Eh, misère. Résumons l'affaire, avant de commencer. Arcade Fire est un groupe installé à Montréal, composé d'Américains et d'une Montréalaise. Installé? Pas seulement: créé, élevé et tricoté à Montréal. Alternatif, mais plus tellement. Parmi ses fans: Bono, Bowie. Et, depuis dimanche passé, primé aux Grammy américains: album de l'année, le plus convoité, pour le magnifique The Suburbs.

Des Anglos, bien sûr. Surtout. Mais qui ont, je le répète, choisi Montréal pour créer. Pour créer en anglais. Bien sûr, j'aimerais qu'ils puissent converser en français. Ça les rendrait encore plus glorieux.

Mais ils ont tellement choisi Montréal que, sur scène, dimanche, aux Grammy, le leader du groupe, Win Butler, a dit: «I just wanna say thank you, merci, to Montréal, Québec, for taking us, and giving us a home.» Puis sa blonde, Régine Chassagne, a lancé: «Merci Montréal, merci à tout le monde au Québec!»

Et c'est ici que la controverse commence. La Presse Canadienne, pourtant pas très portée sur la controverse parce qu'une agence de presse est par définition journalistiquement beige, appelle l'organisation de la Fête nationale.

Question: «Arcade Fire pourrait-il, un jour, être invité à chanter à la Fête nationale?»

Réponse de Luc Savard, directeur général de la Fête nationale: «Oui. S'il chante en français.»

Eh, misère. Par où commencer?

Par l'évidence, d'abord: c'est une question hypothétique puisque rien n'indique qu'Arcade Fire, adulé de Berlin à Melbourne en passant par Longueuil, soit libre pour chanter prochainement au concert traditionnel du 23 juin au parc Maisonneuve.

Ensuite, disons que la réponse de M. Savard est parfaitement synchro avec le petit catéchisme nationaliste des célébrations.

Mais elle n'est absolument pas synchro avec la réalité de notre rapport avec l'anglais, à Montréal, en 2011.

J'ai pourfendu ici la position extraterrestre de Maxime Bernier au sujet de l'abolition de la loi 101. J'ai planté régulièrement les Prix Nobel du Globe and Mail qui, commentant le Québec et ses débats linguistico-identitaires, en parlent souvent comme d'un lieu qui m'est inconnu - comme de la planète Mars.
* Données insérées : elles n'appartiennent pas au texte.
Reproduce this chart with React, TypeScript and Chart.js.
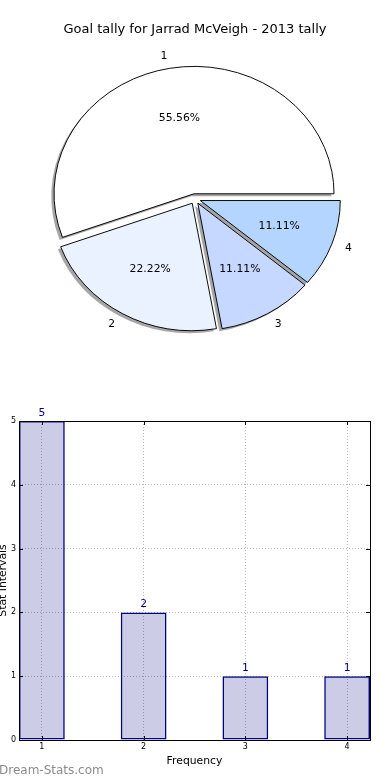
import React, { useEffect, useRef } from 'react';
import { Chart, registerables } from 'chart.js';

Chart.register(...registerables);

// ---------- data ----------
const TITLE = 'Goal tally for Jarrad McVeigh - 2013 tally';
const categories = ['1', '2', '3', '4'];
const tallies = [5, 2, 1, 1];
const sliceColors = ['#ffffff', '#eaf1ff', '#c6d8ff', '#b3d5ff'];
const xTickValues = [1, 2, 3, 4];
const yTickValues = [0, 1, 2, 3, 4, 5];
const X_LABEL = 'Frequency';
const Y_LABEL = 'Stat Intervals';
const WATERMARK = 'Dream-Stats.com';

// ---------- style ----------
const FONT = "'DejaVu Sans', sans-serif";
const BASE = 10.8;
const EXPLODE = 5.6;
const Y_SQUASH = 0.91;
const SHADOW_X = -2.8;
const SHADOW_Y = 2.8;
const PIE_RADIUS = 140;
const W = 390;
const PIE_H = 360;
const BAR_TOP = 360;
const BAR_H = 420;

const total = tallies.reduce((a, b) => a + b, 0);
// matplotlib draws counter-clockwise from 3 o'clock; Chart.js draws clockwise,
// so feed the slices in reverse order starting at 3 o'clock.
const pieOrder = categories.map((_, i) => categories.length - 1 - i);

const piePlugin = {
  id: 'pieStyle',
  beforeDatasetDraw(chart: any, args: any) {
    const meta = chart.getDatasetMeta(args.index);
    const arcs = meta.data as any[];
    if (!arcs.length) return;
    const ctx = chart.ctx as CanvasRenderingContext2D;
    const cx = arcs[0].x;
    const cy = arcs[0].y;
    ctx.save();
    ctx.translate(cx, cy);
    ctx.scale(1, Y_SQUASH);
    ctx.translate(-cx, -cy);
    arcs.forEach((a) => {
      const mid = (a.startAngle + a.endAngle) / 2;
      const ox = cx + EXPLODE * Math.cos(mid) + SHADOW_X;
      const oy = cy + EXPLODE * Math.sin(mid) + SHADOW_Y;
      ctx.beginPath();
      ctx.moveTo(ox, oy);
      ctx.arc(ox, oy, a.outerRadius, a.startAngle, a.endAngle);
      ctx.closePath();
      ctx.fillStyle = 'rgba(77,77,77,0.5)';
      ctx.fill();
    });
    arcs.forEach((a) => {
      const mid = (a.startAngle + a.endAngle) / 2;
      ctx.save();
      ctx.translate(EXPLODE * Math.cos(mid), EXPLODE * Math.sin(mid));
      a.draw(ctx);
      ctx.restore();
    });
    ctx.restore();
    return false;
  },
  afterDatasetsDraw(chart: any) {
    const meta = chart.getDatasetMeta(0);
    const arcs = meta.data as any[];
    if (!arcs.length) return;
    const ctx = chart.ctx as CanvasRenderingContext2D;
    const cx = arcs[0].x;
    const cy = arcs[0].y;
    const sy = (uy: number) => cy + (uy - cy) * Y_SQUASH;
    const values = chart.data.datasets[0].data as number[];
    const labels = chart.data.labels as string[];
    ctx.save();
    ctx.font = `${BASE}px ${FONT}`;
    ctx.fillStyle = '#000';
    ctx.textBaseline = 'middle';
    arcs.forEach((a, j) => {
      const mid = (a.startAngle + a.endAngle) / 2;
      const c = Math.cos(mid);
      const s = Math.sin(mid);
      const ax = cx + EXPLODE * c;
      const ay = cy + EXPLODE * s;
      const R = a.outerRadius;
      ctx.textAlign = c > 0 ? 'left' : 'right';
      ctx.fillText(labels[j], ax + 1.1 * R * c, sy(ay + 1.1 * R * s));
      ctx.textAlign = 'center';
      const pct = ((values[j] / total) * 100).toFixed(2) + '%';
      ctx.fillText(pct, ax + 0.6 * R * c, sy(ay + 0.6 * R * s));
    });
    ctx.restore();
  },
};

const barPlugin = {
  id: 'barStyle',
  afterDatasetsDraw(chart: any) {
    const ctx = chart.ctx as CanvasRenderingContext2D;
    const meta = chart.getDatasetMeta(0);
    ctx.save();
    ctx.font = `${BASE}px ${FONT}`;
    ctx.fillStyle = '#000080';
    ctx.textAlign = 'center';
    ctx.textBaseline = 'alphabetic';
    meta.data.forEach((bar: any, i: number) => {
      ctx.fillText(String(tallies[i]), bar.x, bar.y - 5);
    });
    ctx.restore();
  },
  afterDraw(chart: any) {
    const ctx = chart.ctx as CanvasRenderingContext2D;
    const { left, top, right, bottom } = chart.chartArea;
    const xs = chart.scales.x;
    const ys = chart.scales.y;
    ctx.save();
    ctx.strokeStyle = '#000';
    ctx.lineWidth = 1;
    ctx.beginPath();
    xTickValues.forEach((v) => {
      const px = Math.round(xs.getPixelForValue(v)) + 0.5;
      ctx.moveTo(px, bottom);
      ctx.lineTo(px, bottom - 4);
      ctx.moveTo(px, top);
      ctx.lineTo(px, top + 4);
    });
    yTickValues.forEach((v) => {
      const py = Math.round(ys.getPixelForValue(v)) + 0.5;
      ctx.moveTo(left, py);
      ctx.lineTo(left + 4, py);
      ctx.moveTo(right, py);
      ctx.lineTo(right - 4, py);
    });
    ctx.stroke();
    ctx.strokeRect(left + 0.5, top + 0.5, right - left, bottom - top);
    ctx.restore();
  },
};

export default function App() {
  const pieRef = useRef<HTMLCanvasElement>(null);
  const barRef = useRef<HTMLCanvasElement>(null);

  useEffect(() => {
    document.body.style.margin = '0';
    const pie = new Chart(pieRef.current as HTMLCanvasElement, {
      type: 'pie',
      data: {
        labels: pieOrder.map((i) => categories[i]),
        datasets: [
          {
            data: pieOrder.map((i) => tallies[i]),
            backgroundColor: pieOrder.map((i) => sliceColors[i]),
            borderColor: '#000',
            borderWidth: 1,
            radius: PIE_RADIUS,
          } as any,
        ],
      },
      options: {
        responsive: false,
        animation: false,
        devicePixelRatio: 1,
        rotation: 90,
        layout: { padding: 0 },
        plugins: {
          legend: { display: false },
          tooltip: { enabled: false },
          title: {
            display: true,
            text: TITLE,
            color: '#000',
            font: { family: FONT, size: 13, weight: 'normal' },
            padding: { top: 22, bottom: 0 },
          },
        },
      } as any,
      plugins: [piePlugin],
    });

    const gridColor = 'rgba(0,0,0,0.28)';
    const tickFont = { family: FONT, size: 8 };
    const bar = new Chart(barRef.current as HTMLCanvasElement, {
      type: 'bar',
      data: {
        datasets: [
          {
            data: categories.map((c, i) => ({ x: Number(c), y: tallies[i] })),
            backgroundColor: 'rgba(0,0,128,0.2)',
            borderColor: '#000080',
            borderWidth: 1.5,
            borderSkipped: false,
            categoryPercentage: 1,
            barPercentage: 0.45,
          } as any,
        ],
      },
      options: {
        responsive: false,
        animation: false,
        devicePixelRatio: 1,
        layout: { padding: { top: 61, right: 20, left: 0, bottom: 0 } },
        plugins: {
          legend: { display: false },
          tooltip: { enabled: false },
        },
        scales: {
          x: {
            type: 'linear',
            min: 0.775,
            max: 4.225,
            offset: false,
            afterBuildTicks: (s: any) => {
              s.ticks = xTickValues.map((v) => ({ value: v }));
            },
            afterFit: (s: any) => {
              s.height = 40;
            },
            grid: { color: gridColor, lineWidth: 1, drawTicks: false, offset: false },
            border: { display: false, dash: [1, 2] },
            ticks: { font: tickFont, color: '#000', padding: 2, callback: (v: any) => String(v) },
            title: {
              display: true,
              text: X_LABEL,
              color: '#000',
              font: { family: FONT, size: BASE },
              padding: { top: 0, bottom: 12.4 },
            },
          },
          y: {
            type: 'linear',
            min: 0,
            max: 5,
            afterBuildTicks: (s: any) => {
              s.ticks = yTickValues.map((v) => ({ value: v }));
            },
            afterFit: (s: any) => {
              s.width = 19;
            },
            grid: { color: gridColor, lineWidth: 1, drawTicks: false },
            border: { display: false, dash: [1, 2] },
            ticks: { font: tickFont, color: '#000', padding: 3, callback: (v: any) => String(v) },
            title: {
              display: true,
              text: Y_LABEL,
              color: '#000',
              font: { family: FONT, size: BASE },
              padding: { top: -3.1, bottom: 0 },
            },
          },
        },
      } as any,
      plugins: [barPlugin],
    });

    return () => {
      pie.destroy();
      bar.destroy();
    };
  }, []);

  return (
    <div style={{ position: 'absolute', left: 0, top: 0, width: W, height: 780, background: '#fff' }}>
      <canvas
        ref={pieRef}
        width={W}
        height={PIE_H}
        style={{ position: 'absolute', left: 0, top: 0, width: W, height: PIE_H }}
      />
      <canvas
        ref={barRef}
        width={W}
        height={BAR_H}
        style={{ position: 'absolute', left: 0, top: BAR_TOP, width: W, height: BAR_H }}
      />
      <div
        style={{
          position: 'absolute',
          left: -1,
          top: 763,
          fontFamily: FONT,
          fontSize: 12,
          lineHeight: '14px',
          color: '#8c8c8c',
          whiteSpace: 'nowrap',
        }}
      >
        {WATERMARK}
      </div>
    </div>
  );
}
Alors, note de service à mes compatriotes portant la ceinture fléchée: pas la peine de me faire des leçons de défense de la Nation.

L'anglais est-il une menace, en 2011? Probablement. C'est pourquoi des lois et des règlements seront toujours nécessaires. L'école publique en français, l'affichage, le français comme langue de travail: autant de remparts nécessaires pour éviter la louisianisation.

Mais le rapport avec l'anglais a changé. Parce que le rapport à l'Anglais, avec un grand A, a changé: l'Anglais n'est plus le boss générique et l'oppresseur d'un peuple de porteurs d'eau. L'Anglais ne nous ordonne plus, grosso merdo, to Speak White, ici. Et, s'il le fait, il peut s'attendre à se faire envoyer paître. Nous ne sommes plus en 1950.

L'anglais, c'est aussi la langue du web, des films, de la musique. Une clé autant qu'une langue. Une langue face à laquelle peu de Montréalais entretiennent des complexes. Nous ne sommes plus en 1960.

Donc, supposons qu'Arcade Fire manifeste le désir de jouer The Suburbs et Wake Up au parc Maisonneuve, disons en 2012. Le Mouvement national des Québécoises et des Québécois (qui organise la Fête nationale) dirait non?

Sérieux? On leur dirait: «Sing white?

Je sais que tout ça est hypothétique. Je sais qu'Arcade Fire est probablement pris jusqu'en 2014. Mais il y a quelque chose de consternant dans la réponse de Luc Savard. Et j'ai le même malaise quand je vois la Société Saint-Jean-Baptiste s'opposer à ce que Montréal baptise une rue du nom de Mordecai Richler.

Richler, à la fin de sa vie, a dit des horreurs sur le Québec, le PQ et les francophones. Reste que c'est un auteur majeur, géant, célébré partout dans le monde anglo-saxon, dont les romans se passaient à Montréal. S'il ne mérite pas qu'on donne son nom à une rue dans le Mile End...

Donc, résumons. La Fête nationale a peur des chansons anglaises d'Arcade Fire. Et la Société Saint-Jean-Baptiste a peur d'un auteur anglais mort et enterré.

C'est ce qui me fait capoter, chez les militants portant la ceinture fléchée: ce goddam complexe d'infériorité.